The set of completely bounded (CB) maps forms can be considered as a complex span of the set of completely positive (CP) maps. Can we find a basis for this complex linear space of CB maps such that every element of this is a CP map. What I am looking for is an explicit construction method for such a basis (if exists).
In same spirit we may consider the CB Hermiticity preserving maps which can be written as $\psi_1-\psi_2$, where $\psi_i\in$ CP maps and ask the similar question.
Even a partial answer is also helpful for me. (Example: Characterisations of all such maps between $\mathcal{B}(\mathbb{C}^n)\longrightarrow\mathcal{B}(\mathbb{C}^n)$, and similar partial cases). I hope, I explained my question correctly. I am ready to explain any ambiguity (if exists) and give further explanation if required (also re-edit my question to make it lucid and self-explanatory). Advanced thanks for all helps.

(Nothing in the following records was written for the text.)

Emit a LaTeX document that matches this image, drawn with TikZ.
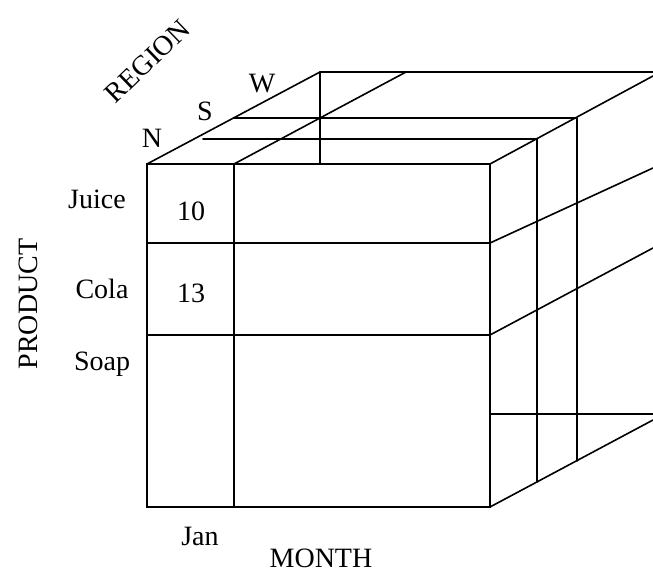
\documentclass[tikz,border=0pt]{standalone}
\usepackage{fontspec}
\setmainfont{Liberation Serif}
\begin{document}
\begin{tikzpicture}[x=1pt,y=-1pt,
  edge/.style={line width=1.6pt,line cap=round},
  lbl/.style={anchor=base,inner sep=0pt,font=\fontsize{28}{33}\selectfont}]
\useasboundingbox (0,0) rectangle (653,572);
% front face corners and grid points
\coordinate (A) at (147,164);
\coordinate (B) at (490,164);
\coordinate (C) at (490,507);
\coordinate (D) at (147,507);
\coordinate (Am) at (234,164);
\coordinate (Dm) at (234,507);
\coordinate (L1) at (147,243);
\coordinate (R1) at (490,243);
\coordinate (L2) at (147,335);
\coordinate (R2) at (490,335);
% top face points
\coordinate (Ab) at (320,72);
\coordinate (Amb) at (406,72);
\coordinate (Bb) at (653,76);
\coordinate (Tb) at (653,72);
\coordinate (Sh1) at (234,118);
\coordinate (Sh2) at (577,118);
\coordinate (Nh1) at (203,139);
\coordinate (Nh2) at (537,139);
% right face points
\coordinate (V1b) at (537,482);
\coordinate (V2b) at (577,461);
\coordinate (R1e) at (653,168);
\coordinate (R2e) at (653,248);
\coordinate (H1) at (490,414);
\coordinate (H2) at (653,414);
\coordinate (Ce) at (653,420);

% front face
\draw[edge] (A) rectangle (C);
\draw[edge] (Am) -- (Dm);
\draw[edge] (L1) -- (R1);
\draw[edge] (L2) -- (R2);
% top face
\draw[edge] (A) -- (Ab) -- (Tb);
\draw[edge] (Am) -- (Amb);
\draw[edge] (B) -- (Bb);
\draw[edge] (Sh1) -- (Sh2);
\draw[edge] (Nh1) -- (Nh2);
\draw[edge] (Ab) -- (320,164);
% right face
\draw[edge] (Nh2) -- (V1b);
\draw[edge] (Sh2) -- (V2b);
\draw[edge] (R1) -- (R1e);
\draw[edge] (R2) -- (R2e);
\draw[edge] (H1) -- (H2);
\draw[edge] (C) -- (Ce);

% labels
\node[lbl,rotate=44] (region) at (154,68) {REGION};
\node[lbl] (w) at (262,93) {W};
\node[lbl] (s) at (205,121) {S};
\node[lbl] (n) at (152,148) {N};
\node[lbl] (juice) at (97,209) {Juice};
\node[lbl] (cola) at (102,298) {Cola};
\node[lbl] (soap) at (102,370) {Soap};
\node[lbl] (v10) at (191,220) {10};
\node[lbl] (v13) at (191,302) {13};
\node[lbl,rotate=90] (product) at (37,304) {PRODUCT};
\node[lbl] (jan) at (200,545) {Jan};
\node[lbl] (month) at (321,567) {MONTH};
\end{tikzpicture}
\end{document}
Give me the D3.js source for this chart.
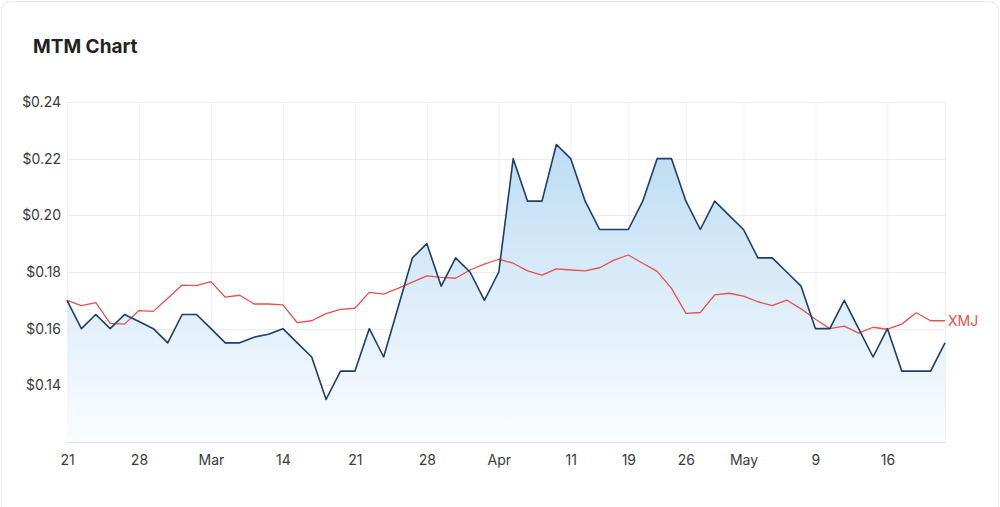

EDIT: As pointed by Tom Cooney, the above statement is not true for non-injective von Neumann algebras. Now the question is for injective $C^*$ algebras, does there exists a method by which we can actually construct a basis. For time being, we can consider only CB maps from $\mathcal{B(H)}$ to itself and ask for an explicit example of such basis.
Re-edit: Actually I tried to construct such basis for the maps from $\mathcal{B}(\mathbb{C}^n)$ to itself. However, structure of such maps, when CP, is well understood (Choi-Krauss representation), but does explicitly give a basis explicitly. At the best there is a result of Choi on the extremal points of such CP maps, but I failed to use it for the construction.